In Paquette, Justice Kane also referred to decisions including Wright v. Young and Rubicam Group of Companies (Wunderman). Ultimately, the court rejected the employer's argument that the parties' intention could clearly be inferred from the wording, even if the wording itself could have been better, and that the termination provision should be enforced. Essentially, Justice Kane found that an employer should not be able to put a lengthy, detailed employment agreement in place and then ask the court to save a provision by implying certain wording or terms that the employer failed to include when drafting the agreement.
Before concluding, I want to address an issue that has been raised many times in the past, and recently in a LinkedIn discussion. Termination provisions do not have to be oppressive. Many employers reject the suggestion they include such a provision in their contracts of employment as they fear that it would send a negative message to potential employees.
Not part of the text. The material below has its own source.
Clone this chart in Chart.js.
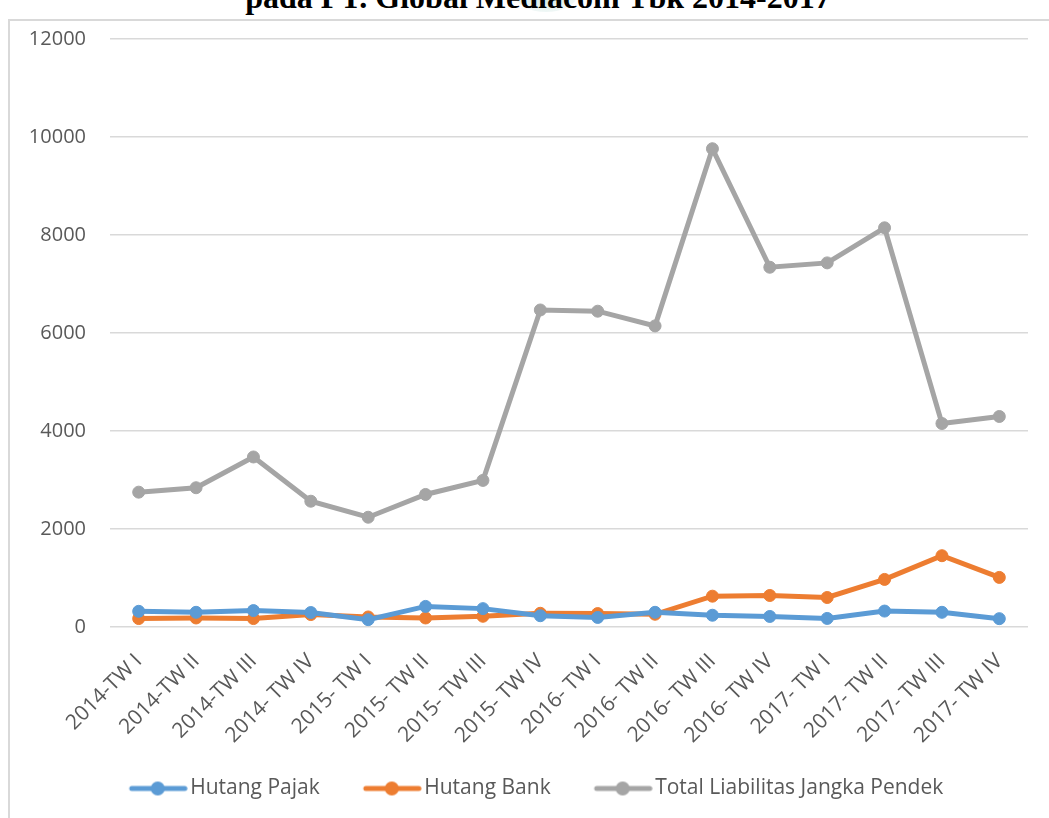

However, the clause can be fair or even generous; the benefit is not necessarily in limiting the employee's entitlement in the event of dismissal, but in clearly setting out both parties' rights and obligations to avoid the uncertainty discussed above.
For employers, the bottom line is that it is strategic to include termination provisions in every contract of employment, but in order to do so effectively, you should work with an employment lawyer in order to ensure the clause is properly drafted and has the greatest likelihood of being enforceable.
For employees, any offer of employment should be reviewed with an employment lawyer, and in particular, you should ensure that you understand the implications of any termination provision that is included. Unfortunately, I am often consulted by employees who have been dismissed and are shocked by the seemingly minimal severance offer being presented to them. In many cases, they signed off on a contract that limited them to that amount at the time they were hired, usually unknowingly or without having truly considered the implications.